(Data extracted from a collection)
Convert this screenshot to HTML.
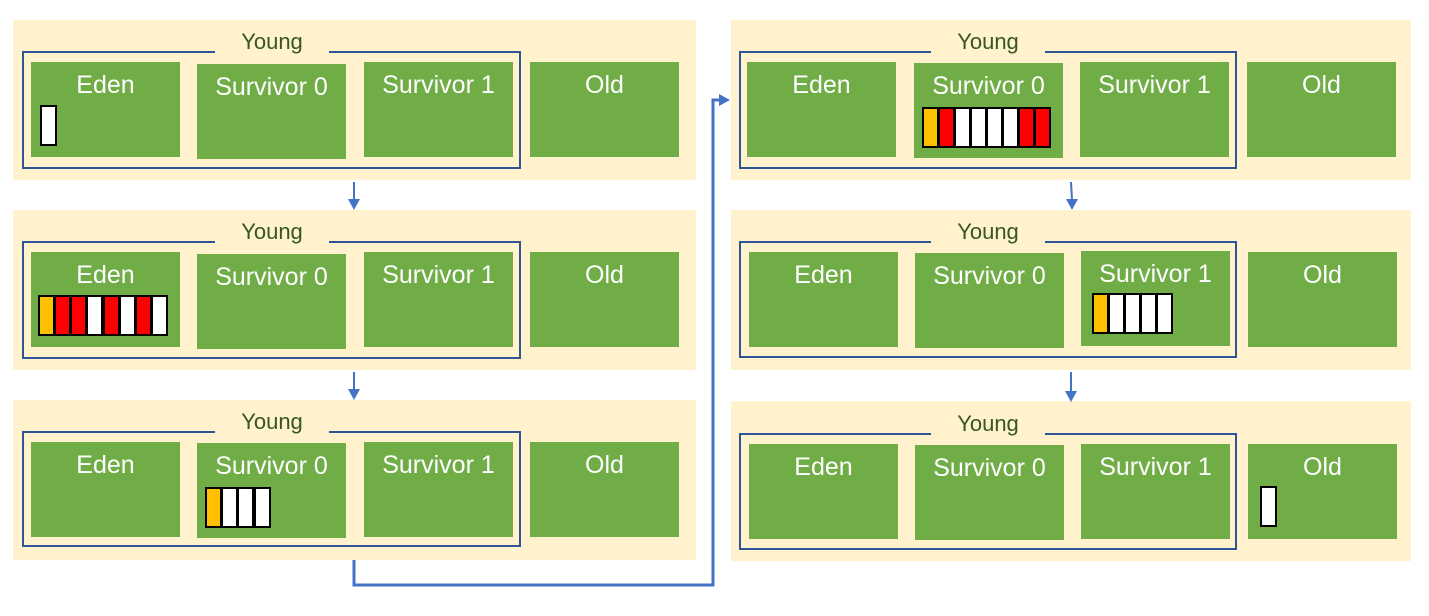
<!DOCTYPE html>
<html><head><meta charset="utf-8"><style>
body{margin:0;width:1429px;height:616px;background:#fff;position:relative;overflow:hidden;font-family:"Segoe UI","Liberation Sans",sans-serif}
div{position:absolute;box-sizing:border-box}
.p{background:#fff2cc}
.y{border:2px solid #2f5597}
.yl{background:#fff2cc;color:#375623;font-size:22px;text-align:center;line-height:26px;width:114px}
.g{background:#70ad47;color:#fff;font-size:25px;text-align:center;padding-top:9px;line-height:28px}
.c{border:2px solid #000;width:17px;height:41px}
.o{background:#ffc000}.r{background:#ff0000}.w{background:#fff}
</style></head><body>
<div class="p" style="left:13px;top:20px;width:683px;height:160px"></div>
<div class="p" style="left:13px;top:210px;width:683px;height:160px"></div>
<div class="p" style="left:13px;top:400px;width:683px;height:160px"></div>
<div class="p" style="left:731px;top:20px;width:680px;height:160px"></div>
<div class="p" style="left:731px;top:210px;width:680px;height:160px"></div>
<div class="p" style="left:731px;top:401px;width:680px;height:160px"></div>

<div class="y" style="left:22px;top:51px;width:499px;height:118px"></div>
<div class="yl" style="left:215px;top:29px">Young</div>
<div class="g" style="left:31px;top:62px;width:149px;height:95px">Eden</div>
<div class="g" style="left:197px;top:64px;width:149px;height:95px">Survivor 0</div>
<div class="g" style="left:364px;top:62px;width:149px;height:95px">Survivor 1</div>
<div class="g" style="left:530px;top:62px;width:149px;height:95px">Old</div>
<div class="c w" style="left:40px;top:105px"></div>

<div class="y" style="left:22px;top:241px;width:499px;height:118px"></div>
<div class="yl" style="left:215px;top:219px">Young</div>
<div class="g" style="left:31px;top:252px;width:149px;height:95px">Eden</div>
<div class="g" style="left:197px;top:254px;width:149px;height:95px">Survivor 0</div>
<div class="g" style="left:364px;top:252px;width:149px;height:95px">Survivor 1</div>
<div class="g" style="left:530px;top:252px;width:149px;height:95px">Old</div>
<div class="c o" style="left:38px;top:295px"></div>
<div class="c r" style="left:54px;top:295px"></div>
<div class="c r" style="left:70px;top:295px"></div>
<div class="c w" style="left:86px;top:295px"></div>
<div class="c r" style="left:103px;top:295px"></div>
<div class="c w" style="left:119px;top:295px"></div>
<div class="c r" style="left:135px;top:295px"></div>
<div class="c w" style="left:151px;top:295px"></div>

<div class="y" style="left:22px;top:431px;width:499px;height:116px"></div>
<div class="yl" style="left:215px;top:409px">Young</div>
<div class="g" style="left:31px;top:442px;width:149px;height:95px">Eden</div>
<div class="g" style="left:197px;top:443px;width:149px;height:95px">Survivor 0</div>
<div class="g" style="left:364px;top:442px;width:149px;height:95px">Survivor 1</div>
<div class="g" style="left:530px;top:442px;width:149px;height:95px">Old</div>
<div class="c o" style="left:205px;top:487px"></div>
<div class="c w" style="left:221px;top:487px"></div>
<div class="c w" style="left:237px;top:487px"></div>
<div class="c w" style="left:254px;top:487px"></div>

<div class="y" style="left:739px;top:51px;width:498px;height:118px"></div>
<div class="yl" style="left:931px;top:29px">Young</div>
<div class="g" style="left:747px;top:62px;width:149px;height:95px">Eden</div>
<div class="g" style="left:914px;top:63px;width:149px;height:95px">Survivor 0</div>
<div class="g" style="left:1080px;top:62px;width:149px;height:95px">Survivor 1</div>
<div class="g" style="left:1247px;top:62px;width:149px;height:95px">Old</div>
<div class="c o" style="left:922px;top:107px"></div>
<div class="c r" style="left:938px;top:107px"></div>
<div class="c w" style="left:954px;top:107px"></div>
<div class="c w" style="left:970px;top:107px"></div>
<div class="c w" style="left:986px;top:107px"></div>
<div class="c w" style="left:1002px;top:107px"></div>
<div class="c r" style="left:1018px;top:107px"></div>
<div class="c r" style="left:1034px;top:107px"></div>

<div class="y" style="left:739px;top:241px;width:498px;height:117px"></div>
<div class="yl" style="left:931px;top:219px">Young</div>
<div class="g" style="left:749px;top:252px;width:149px;height:95px">Eden</div>
<div class="g" style="left:915px;top:253px;width:149px;height:95px">Survivor 0</div>
<div class="g" style="left:1081px;top:251px;width:149px;height:95px">Survivor 1</div>
<div class="g" style="left:1248px;top:252px;width:149px;height:95px">Old</div>
<div class="c o" style="left:1092px;top:293px"></div>
<div class="c w" style="left:1108px;top:293px"></div>
<div class="c w" style="left:1124px;top:293px"></div>
<div class="c w" style="left:1140px;top:293px"></div>
<div class="c w" style="left:1156px;top:293px"></div>

<div class="y" style="left:739px;top:433px;width:498px;height:117px"></div>
<div class="yl" style="left:931px;top:411px">Young</div>
<div class="g" style="left:749px;top:444px;width:149px;height:95px">Eden</div>
<div class="g" style="left:915px;top:445px;width:149px;height:95px">Survivor 0</div>
<div class="g" style="left:1081px;top:444px;width:149px;height:95px">Survivor 1</div>
<div class="g" style="left:1248px;top:444px;width:149px;height:95px">Old</div>
<div class="c w" style="left:1260px;top:486px"></div>

<svg style="position:absolute;left:0;top:0" width="1429" height="616">
<g stroke="#4472c4" stroke-width="2" fill="none">
<line x1="354" y1="182" x2="354" y2="200"/>
<line x1="354" y1="372" x2="354" y2="390"/>
<line x1="1071" y1="182" x2="1072" y2="200"/>
<line x1="1071" y1="372" x2="1071" y2="392"/>
<polyline stroke-width="3" points="354,560 354,585 713,585 713,100 720,100"/>
</g>
<g fill="#4472c4">
<polygon points="348,199 360,199 354,210"/>
<polygon points="348,389 360,389 354,400"/>
<polygon points="1066,199 1078,199 1072,210"/>
<polygon points="1065,391 1077,391 1071,402"/>
<polygon points="719,94 719,106 730,100"/>
</g>
</svg>
</body></html>
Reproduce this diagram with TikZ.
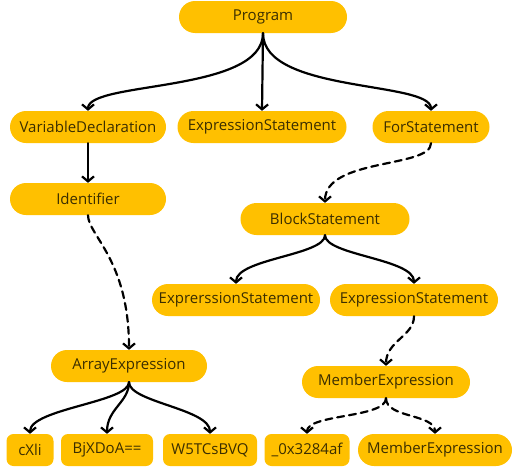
\documentclass[tikz,border=0pt]{standalone}
\usepackage{fontspec}
\setmainfont{Open Sans}
\usetikzlibrary{arrows.meta}
\definecolor{astfill}{HTML}{FFC000}
\definecolor{asttext}{HTML}{3B2E00}
\tikzset{
  astnode/.style={fill=astfill, text=asttext, rounded corners=16pt, minimum height=32pt,
    inner sep=0pt, font=\fontsize{15}{17}\selectfont},
  astleaf/.style={astnode, rounded corners=7pt},
  child/.style={line width=2.2pt, line cap=round, -{Straight Barb[length=5pt,width=12pt]}},
  lazy/.style={child, dash pattern=on 7pt off 5pt}
}
\begin{document}
\begin{tikzpicture}[x=1pt, y=-1pt]
    \useasboundingbox (0,0) rectangle (513,471);

    % Top level
    \node[astnode, minimum width=168pt] (prog) at (263,17) {Program};
    \node[astnode, minimum width=156pt] (vardecl) at (88,127) {VariableDeclaration};
    \node[astnode, minimum width=169pt] (exprstmt) at (262,127) {ExpressionStatement};
    \node[astnode, minimum width=117pt] (forstmt) at (431,127) {ForStatement};

    % Left branch
    \node[astnode, minimum width=156pt] (ident) at (88,199) {Identifier};
    \node[astnode, minimum width=156pt] (arrexpr) at (129,366) {ArrayExpression};
    \node[astleaf, minimum width=47pt] (cxli) at (30,450) {cXli};
    \node[astleaf, minimum width=92pt] (bjx) at (107,450) {BjXDoA==};
    \node[astleaf, minimum width=94pt] (wfive) at (210,450) {W5TCsBVQ};

    % Right branch
    \node[astnode, minimum width=169pt] (block) at (325,219) {BlockStatement};
    \node[astnode, minimum width=168pt] (exprr) at (236,300) {ExprerssionStatement};
    \node[astnode, minimum width=168pt] (exprtwo) at (414,300) {ExpressionStatement};
    \node[astnode, minimum width=168pt] (member) at (386,382) {MemberExpression};
    \node[astleaf, minimum width=85pt] (hexid) at (307,450) {\_0x3284af};
    \node[astnode, minimum width=154pt] (membertwo) at (435,450) {MemberExpression};

    % Edges from Program
    \draw[child] (prog.south) .. controls +(0,60) and +(0,-30) .. (vardecl.north);
    \draw[child] (prog.south) -- (exprstmt.north);
    \draw[child] (prog.south) .. controls +(0,60) and +(0,-30) .. (forstmt.north);

    % Left branch edges
    \draw[child] (vardecl.south) -- (ident.north);
    \draw[lazy] (ident.south) .. controls +(0,20) and +(0,-90) .. (arrexpr.north);
    \draw[child] (arrexpr.south) .. controls +(0,20) and +(0,-25) .. (cxli.north);
    \draw[child] (arrexpr.south) .. controls +(0,20) and +(0,-25) .. (bjx.north);
    \draw[child] (arrexpr.south) .. controls +(0,20) and +(0,-25) .. (wfive.north);

    % Right branch edges
    \draw[lazy] (forstmt.south) .. controls +(0,25) and +(0,-45) .. (block.north);
    \draw[child] (block.south) .. controls +(0,20) and +(0,-25) .. (exprr.north);
    \draw[child] (block.south) .. controls +(0,20) and +(0,-25) .. (exprtwo.north);
    \draw[lazy] (exprtwo.south) .. controls +(0,20) and +(0,-25) .. (member.north);
    \draw[lazy] (member.south) .. controls +(0,20) and +(0,-20) .. (hexid.north);
    \draw[lazy] (member.south) .. controls +(0,20) and +(0,-20) .. (membertwo.north);
\end{tikzpicture}
\end{document}
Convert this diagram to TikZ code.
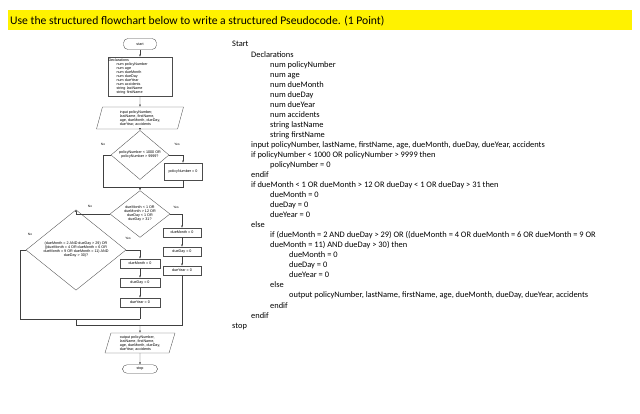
\documentclass[tikz,border=0pt]{standalone}
\usepackage{fontspec}
\setmainfont{Carlito}
\newfontfamily\fcfont{Liberation Sans}
\usetikzlibrary{shapes.geometric,arrows.meta}
\begin{document}
\begin{tikzpicture}[x=1pt,y=-1pt,
  line/.style={draw=black!75,line width=0.35pt},
  arr/.style={line,-{Latex[length=2.2pt,width=1.8pt]}},
  fc/.style={font=\fcfont\fontsize{3.7}{4}\selectfont,inner sep=0.6pt,align=center},
  fbox/.style={fc,draw=black!70,line width=0.35pt,rectangle},
  term/.style={fbox,rounded corners=4.5pt,minimum width=33pt},
  dec/.style={fc,draw=black!70,line width=0.35pt,diamond,inner sep=0pt},
  io/.style={fc,draw=black!70,line width=0.35pt,trapezium,trapezium left angle=70,
    trapezium right angle=110,trapezium stretches body,align=left},
  yn/.style={font=\fcfont\fontsize{3.2}{3.5}\selectfont,inner sep=0pt},
  pc/.style={font=\fontsize{8.4}{10}\selectfont,inner sep=0pt,anchor=base west},
]
\useasboundingbox (0,0) rectangle (640,414);
% title
\node[fill=yellow,minimum width=624pt,minimum height=20pt,inner sep=0pt,anchor=north west] (titlebar) at (8,10) {};
\node[font=\fontsize{11.65}{13}\selectfont,inner sep=0pt,anchor=base west] (title) at (10,24.5)
  {Use the structured flowchart below to write a structured Pseudocode. (1 Point)};

% flowchart
\node[term,minimum height=11pt] (start) at (140,44) {start};
\node[fbox,text width=63pt,minimum height=39pt,align=left] (decl) at (140,76.5)
  {Declarations\\\hspace*{8pt}num policyNumber\\\hspace*{8pt}num age\\\hspace*{8pt}num dueMonth\\\hspace*{8pt}num dueDay\\\hspace*{8pt}num dueYear\\\hspace*{8pt}num accidents\\\hspace*{8pt}string lastName\\\hspace*{8pt}string firstName};
\node[io,minimum width=87pt,minimum height=22pt] (inp) at (140,118)
  {input policyNumber,\\lastName, firstName,\\age, dueMonth, dueDay,\\dueYear, accidents};
\node[dec,minimum width=58pt,minimum height=30pt] (d1) at (140,155)
  {policyNumber < 1000 OR\\policyNumber > 9999?};
\node[yn] (no1) at (103,144) {No};
\node[yn] (yes1) at (177,144) {Yes};
\node[fbox,minimum width=38pt,minimum height=17pt] (p0) at (183,171.5) {policyNumber = 0};
\coordinate (j1l) at (103,187);
\coordinate (j1) at (140,187);

\node[dec,minimum width=60pt,minimum height=34pt] (d2) at (140,214)
  {dueMonth < 1 OR\\dueMonth > 12 OR\\dueDay < 1 OR\\dueDay > 31?};
\node[yn] (no2) at (90,206) {No};
\node[yn] (yes2) at (176,207) {Yes};
\node[fbox,minimum width=38pt,minimum height=9pt] (m1) at (182,232.5) {dueMonth = 0};
\node[fbox,minimum width=38pt,minimum height=9pt] (m2) at (182,251.5) {dueDay = 0};
\node[fbox,minimum width=38pt,minimum height=9pt] (m3) at (182,270.5) {dueYear = 0};

\node[dec,minimum width=100pt,minimum height=56pt] (d3) at (76,250)
  {(dueMonth = 2 AND dueDay > 29) OR\\((dueMonth = 4 OR dueMonth = 6 OR\\dueMonth = 9 OR dueMonth = 11) AND\\dueDay > 30)?};
\node[yn] (no3) at (30,234) {No};
\node[yn] (yes3) at (128,238) {Yes};
\node[fbox,minimum width=40pt,minimum height=9pt] (n1) at (140,263.5) {dueMonth = 0};
\node[fbox,minimum width=40pt,minimum height=9pt] (n2) at (140,282.5) {dueDay = 0};
\node[fbox,minimum width=40pt,minimum height=9pt] (n3) at (140,302.5) {dueYear = 0};
\coordinate (j3l) at (20,319);
\coordinate (j3) at (76,319);
\coordinate (j3r) at (140,319);
\coordinate (j2l) at (76,325);
\coordinate (j2) at (140,325);

\node[io,minimum width=70pt,minimum height=20pt] (out) at (140,343)
  {output policyNumber,\\lastName, firstName,\\age, dueMonth, dueDay,\\dueYear, accidents};
\node[term,minimum height=8.5pt,minimum width=35pt] (stop) at (140,369) {stop};

% connectors
\draw[arr] (start) -- (decl);
\draw[arr] (decl) -- (inp);
\draw[arr] (inp) -- (d1);
\draw[line] (d1.west) -| (j1l) -- (j1);
\draw[arr] (d1.east) -| (p0.north);
\draw[line] (p0.south) |- (j1);
\draw[arr] (j1) -- (d2.north);
\draw[arr] (d2.east) -| (m1.north);
\draw[arr] (m1) -- (m2);
\draw[arr] (m2) -- (m3);
\draw[line] (m3.south) |- (j2l);
\draw[arr] (d2.west) -| (d3.north);
\draw[arr] (d3.east) -| (n1.north);
\draw[arr] (n1) -- (n2);
\draw[arr] (n2) -- (n3);
\draw[line] (n3.south) -- (j3r);
\draw[line] (d3.west) -| (j3l) -- (j3r);
\draw[line] (j3) -- (j2l);
\draw[arr] (j2) -- (out.north);
\draw[arr] (out) -- (stop);

% pseudocode
\foreach \lv/\tx [count=\i from 0] in {
 0/{Start},
 1/{Declarations},
 2/{num policyNumber},
 2/{num age},
 2/{num dueMonth},
 2/{num dueDay},
 2/{num dueYear},
 2/{num accidents},
 2/{string lastName},
 2/{string firstName},
 1/{input policyNumber, lastName, firstName, age, dueMonth, dueDay, dueYear, accidents},
 1/{if policyNumber < 1000 OR policyNumber > 9999 then},
 2/{policyNumber = 0},
 1/{endif},
 1/{if dueMonth < 1 OR dueMonth > 12 OR dueDay < 1 OR dueDay > 31 then},
 2/{dueMonth = 0},
 2/{dueDay = 0},
 2/{dueYear = 0},
 1/{else},
 2/{if (dueMonth = 2 AND dueDay > 29) OR ((dueMonth = 4 OR dueMonth = 6 OR dueMonth = 9 OR},
 2/{dueMonth = 11) AND dueDay > 30) then},
 3/{dueMonth = 0},
 3/{dueDay = 0},
 3/{dueYear = 0},
 2/{else},
 3/{output policyNumber, lastName, firstName, age, dueMonth, dueDay, dueYear, accidents},
 2/{endif},
 1/{endif},
 0/{stop}}
{
  \node[pc] (pc\i) at (232+19*\lv, 47+10.04*\i) {\tx};
}
\end{tikzpicture}
\end{document}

Problem statement: Keep to the stretch from the line containing "Reproduce this diagram with TikZ." through the line containing "minimum width=94pt] (wfive)", both ends included, and copy it exactly from the listing above, minus the pictures.

Result of the task:
Reproduce this diagram with TikZ.
\documentclass[tikz,border=0pt]{standalone}
\usepackage{fontspec}
\setmainfont{Open Sans}
\usetikzlibrary{arrows.meta}
\definecolor{astfill}{HTML}{FFC000}
\definecolor{asttext}{HTML}{3B2E00}
\tikzset{
  astnode/.style={fill=astfill, text=asttext, rounded corners=16pt, minimum height=32pt,
    inner sep=0pt, font=\fontsize{15}{17}\selectfont},
  astleaf/.style={astnode, rounded corners=7pt},
  child/.style={line width=2.2pt, line cap=round, -{Straight Barb[length=5pt,width=12pt]}},
  lazy/.style={child, dash pattern=on 7pt off 5pt}
}
\begin{document}
\begin{tikzpicture}[x=1pt, y=-1pt]
    \useasboundingbox (0,0) rectangle (513,471);

    % Top level
    \node[astnode, minimum width=168pt] (prog) at (263,17) {Program};
    \node[astnode, minimum width=156pt] (vardecl) at (88,127) {VariableDeclaration};
    \node[astnode, minimum width=169pt] (exprstmt) at (262,127) {ExpressionStatement};
    \node[astnode, minimum width=117pt] (forstmt) at (431,127) {ForStatement};

    % Left branch
    \node[astnode, minimum width=156pt] (ident) at (88,199) {Identifier};
    \node[astnode, minimum width=156pt] (arrexpr) at (129,366) {ArrayExpression};
    \node[astleaf, minimum width=47pt] (cxli) at (30,450) {cXli};
    \node[astleaf, minimum width=92pt] (bjx) at (107,450) {BjXDoA==};
    \node[astleaf, minimum width=94pt] (wfive) at (210,450) {W5TCsBVQ};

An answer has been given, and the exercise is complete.